Volvamos entonces a la pregunta inicial: ¿hasta cuándo puede resultar entretenido este artefacto? Dependerá mucho del gusto del lector y su capacidad de dejarse secuestrar por completo, sin concesiones, por las obsesiones setenteras de Pérez Andújar. El año del Búfalo es café para muy cafeteros, para lectores de la línea dura de Anagrama, esos que encuentran en la experimentación y la libertad creativa a ultranza un valor literario en sí mismo. 

Para que la obra funcione, el autor requiere del lector un concurso demasiado extremo, que esté dispuesto a jugar al juego del Búfalo hasta el infinito aunque en el primer tramo haya desentrañado el mecanismo del chupete. Los incondicionales de la vanguardia encontrarán un placer salvaje en esta obra que, hablando tan prolijamente sobre los años 70, se mimetiza también a la perfección en lo formal con esa década de rupturas.

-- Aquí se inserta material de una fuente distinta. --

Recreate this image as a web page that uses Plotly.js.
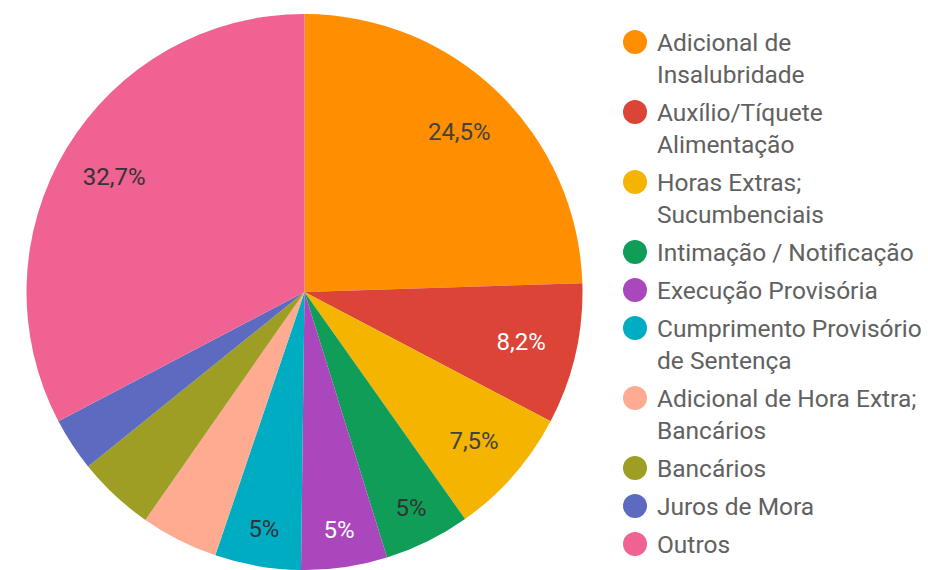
<!DOCTYPE html>
<html>
<head>
<meta charset="utf-8">
<script src="https://cdn.plot.ly/plotly-3.0.1.min.js"></script>
<style>html,body{margin:0;padding:0;background:#fff}#chart{width:928px;height:570px}</style>
</head>
<body>
<div id="chart"></div>
<script>
// ---- data ----
var categories = ['Adicional de Insalubridade', 'Auxílio/Tíquete Alimentação', 'Horas Extras; Sucumbenciais',
  'Intimação / Notificação', 'Execução Provisória', 'Cumprimento Provisório de Sentença',
  'Adicional de Hora Extra; Bancários', 'Bancários', 'Juros de Mora', 'Outros'];
var values = [24.5, 8.2, 7.5, 5, 5, 5, 4.5, 4.5, 3.1, 32.7];
var legendLines = [['Adicional de', 'Insalubridade'], ['Auxílio/Tíquete', 'Alimentação'], ['Horas Extras;', 'Sucumbenciais'],
  ['Intimação / Notificação'], ['Execução Provisória'], ['Cumprimento Provisório', 'de Sentença'],
  ['Adicional de Hora Extra;', 'Bancários'], ['Bancários'], ['Juros de Mora'], ['Outros']];
var colors = ['#FF8F00', '#DB4437', '#F4B400', '#0F9D58', '#AB47BC', '#00ACC1', '#FFAB91', '#9E9D24', '#5C6BC0', '#F06292'];
var labelColors = ['#424242', '#ffffff', '#424242', '#333333', '#ffffff', '#333333', '#424242', '#424242', '#424242', '#333333'];

// ---- layout constants ----
var W = 928, H = 570, MT = 14, MB = 0;
var PH = H - MT - MB;
var FONT = 'Roboto, "Noto Sans", sans-serif';
var pieDomain = {x: [0, 609 / W], y: [0, 1]};

var fillPie = {
  type: 'pie', labels: categories, values: values, sort: false, direction: 'clockwise', rotation: 0,
  marker: {colors: colors, line: {width: 0}}, textinfo: 'none', hoverinfo: 'label+percent',
  domain: pieDomain, showlegend: false
};
var labelPie = {
  type: 'pie', labels: categories, values: values, sort: false, direction: 'clockwise', rotation: 0,
  hole: 0.6,
  marker: {colors: values.map(function () { return 'rgba(0,0,0,0)'; }), line: {width: 0}},
  texttemplate: '%{percent}',
  textposition: values.map(function (v) { return v >= 5 ? 'inside' : 'none'; }),
  insidetextorientation: 'horizontal',
  insidetextfont: {family: FONT, size: 24, color: labelColors},
  hoverinfo: 'skip', domain: pieDomain, showlegend: false
};

// ---- custom legend (circle markers, wrapped text) ----
function py(pix) { return 1 - (pix - MT) / PH; }
var annotations = [], shapes = [];
var y0 = 42, lineStep = 32, itemGap = 6, textX = 655, dotX = 635, dotR = 12;
var lineIdx = 0;
legendLines.forEach(function (lines, i) {
  var yFirst = y0 + lineIdx * lineStep + i * itemGap;
  shapes.push({
    type: 'circle', xref: 'paper', yref: 'paper', xsizemode: 'pixel', ysizemode: 'pixel',
    xanchor: dotX / W, yanchor: py(yFirst), x0: -dotR, x1: dotR, y0: -dotR, y1: dotR,
    fillcolor: colors[i], line: {width: 0}
  });
  lines.forEach(function (t, j) {
    annotations.push({
      xref: 'paper', yref: 'paper', x: textX / W, y: py(yFirst + j * lineStep),
      xanchor: 'left', yanchor: 'middle', showarrow: false, text: t,
      font: {family: FONT, size: 24.5, color: '#616161'}
    });
  });
  lineIdx += lines.length;
});

var layout = {
  width: W, height: H, margin: {l: 0, r: 0, t: MT, b: MB},
  paper_bgcolor: '#ffffff', plot_bgcolor: '#ffffff',
  separators: ',.', showlegend: false,
  font: {family: FONT},
  annotations: annotations, shapes: shapes
};
Plotly.newPlot('chart', [fillPie, labelPie], layout, {displayModeBar: false, staticPlot: true});
</script>
</body>
</html>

El año del Búfalo es café para muy cafeteros, para lectores de la línea dura de Anagrama

En la página 42 de El año del Búfalo, el autor (sea quien sea) recuerda una acción artística de 1962 «donde George Maciunas y todo el grupo Fluxus sierran un piano, se suben encima, lo demuelen y lo aniquilan mientras proceden a ejecutar una partitura musical». Es aproximadamente la impresión que deja esta obra: algo así como una jam session de las monomanías, mitomanías y hobby horses (usamos la palabra conscientemente, como guiño al Tristam Shandy que, junto con Cervantes, se ha usado para referirse a este libro) del barcelonés, que aniquila la ¿novela? para depurar el concepto, como después de un elaboradísimo happening se cuelga en las paredes del MoMa una simple instantánea.

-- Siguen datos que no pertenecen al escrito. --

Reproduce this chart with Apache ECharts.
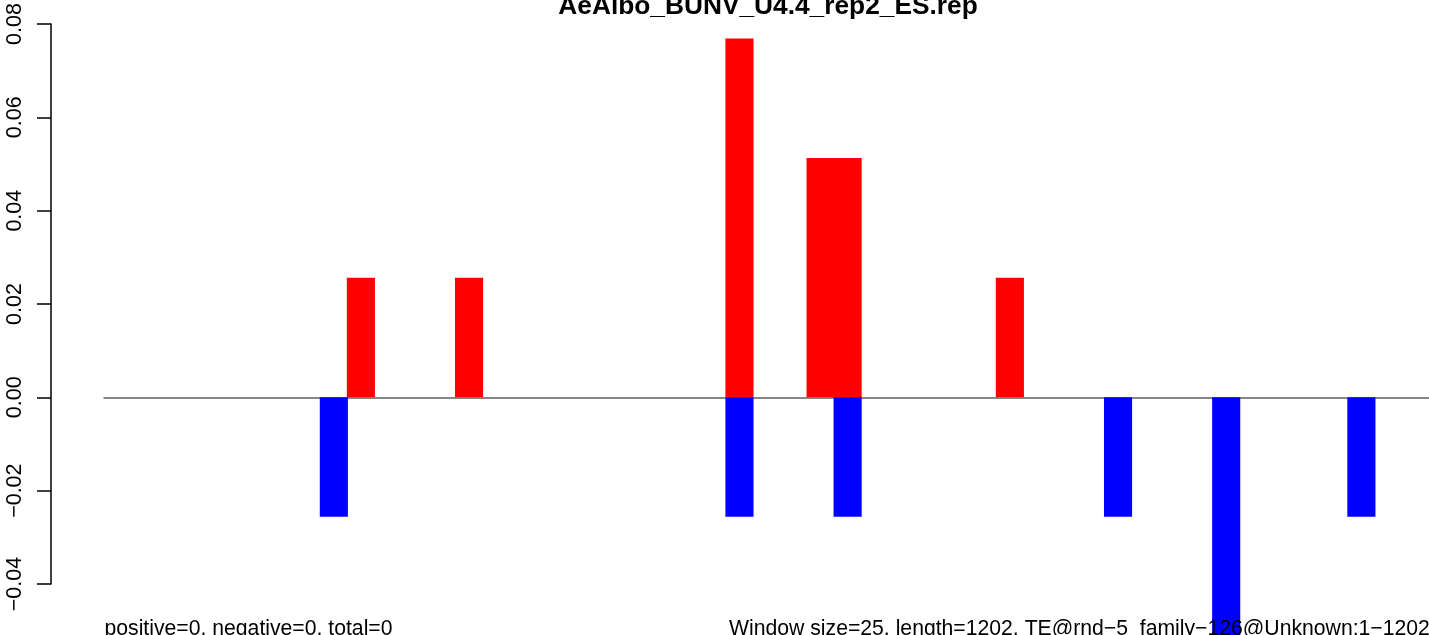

Mucho hay de performance en el libro de Pérez Andújar. Un destilado artístico del desencanto, aunque sin perder la guasa ni caer en la complacencia, por suerte. El propio autor confiesa en una entrevista que su «presente se acabó en 1973». Como Folke y sus colegas, vive confinado en un tiempo que fue, cuando la revolución aún era posible, cuando había algo más que hacer que meterse las manos en los bolsillos y esperar sin esperanzas. 

El modo que ha encontrado el catalán para hacérnoslo saber es osado y gamberro, sin duda, pero está pidiendo a gritos alguien al otro lado demasiado parecido a él. Ojalá encuentre muchos y esta crítica no sea más que una nota a pie de página de un reseñista que pasaba por ahí y no se enteró de la misa la media.